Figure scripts
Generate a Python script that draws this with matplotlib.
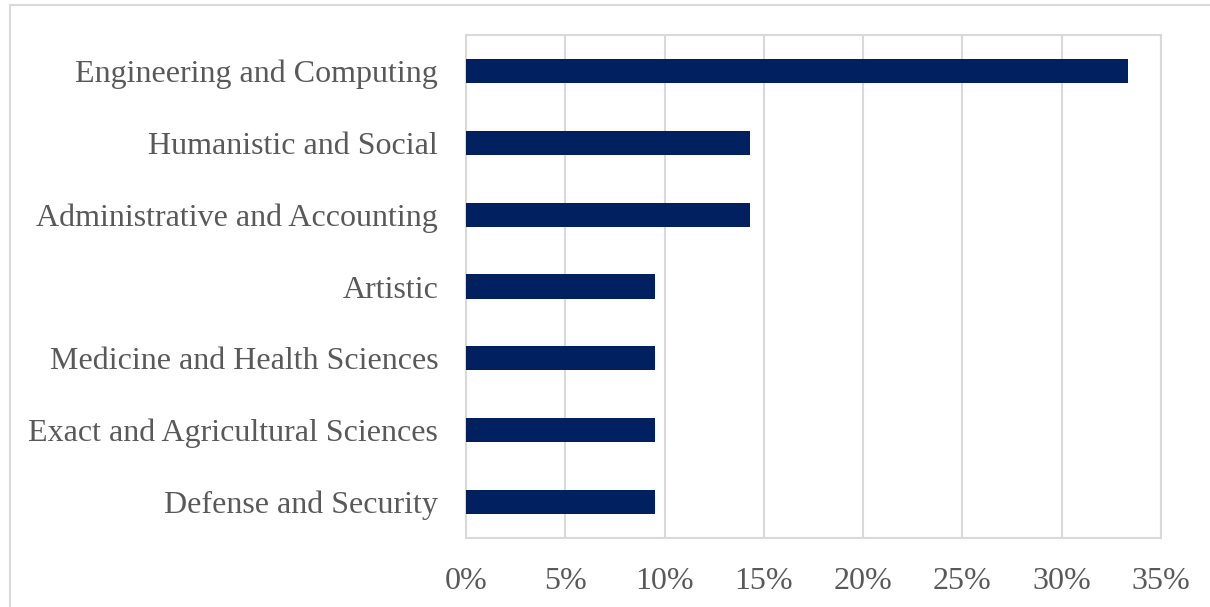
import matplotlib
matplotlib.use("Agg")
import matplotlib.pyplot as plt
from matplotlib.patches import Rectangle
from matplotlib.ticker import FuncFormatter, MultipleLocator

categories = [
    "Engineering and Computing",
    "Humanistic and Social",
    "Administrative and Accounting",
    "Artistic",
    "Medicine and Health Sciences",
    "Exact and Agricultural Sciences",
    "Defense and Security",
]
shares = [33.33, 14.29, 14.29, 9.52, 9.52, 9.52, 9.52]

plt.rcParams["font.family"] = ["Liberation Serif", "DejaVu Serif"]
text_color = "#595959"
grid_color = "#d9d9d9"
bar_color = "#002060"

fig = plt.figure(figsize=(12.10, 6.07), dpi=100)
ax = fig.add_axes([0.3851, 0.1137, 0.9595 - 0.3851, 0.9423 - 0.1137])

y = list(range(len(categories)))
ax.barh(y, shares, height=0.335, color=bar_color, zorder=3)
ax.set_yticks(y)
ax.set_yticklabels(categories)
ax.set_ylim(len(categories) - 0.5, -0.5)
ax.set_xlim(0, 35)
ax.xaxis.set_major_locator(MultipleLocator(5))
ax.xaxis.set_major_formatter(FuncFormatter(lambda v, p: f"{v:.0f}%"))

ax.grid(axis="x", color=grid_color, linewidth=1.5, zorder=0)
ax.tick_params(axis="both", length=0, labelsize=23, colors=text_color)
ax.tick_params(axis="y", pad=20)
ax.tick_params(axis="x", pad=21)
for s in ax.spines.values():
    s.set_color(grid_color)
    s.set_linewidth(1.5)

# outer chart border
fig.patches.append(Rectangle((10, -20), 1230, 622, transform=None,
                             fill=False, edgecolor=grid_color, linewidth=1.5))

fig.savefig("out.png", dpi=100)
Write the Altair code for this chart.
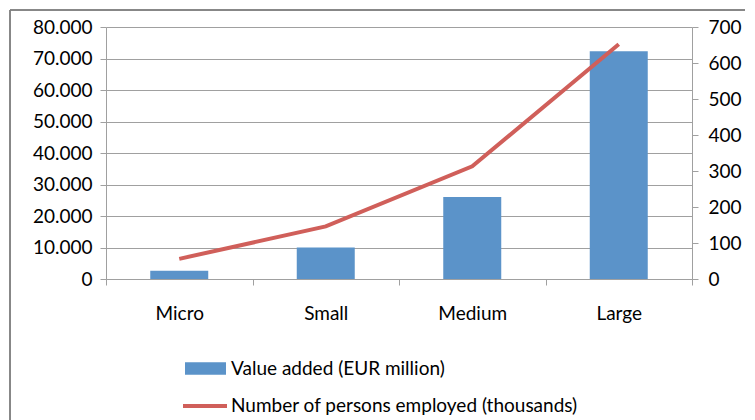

Exercise description
Look for lines containing the string "this" and copy them all.

The completed task
Generate a Python script that draws this with matplotlib.
Write the Altair code for this chart.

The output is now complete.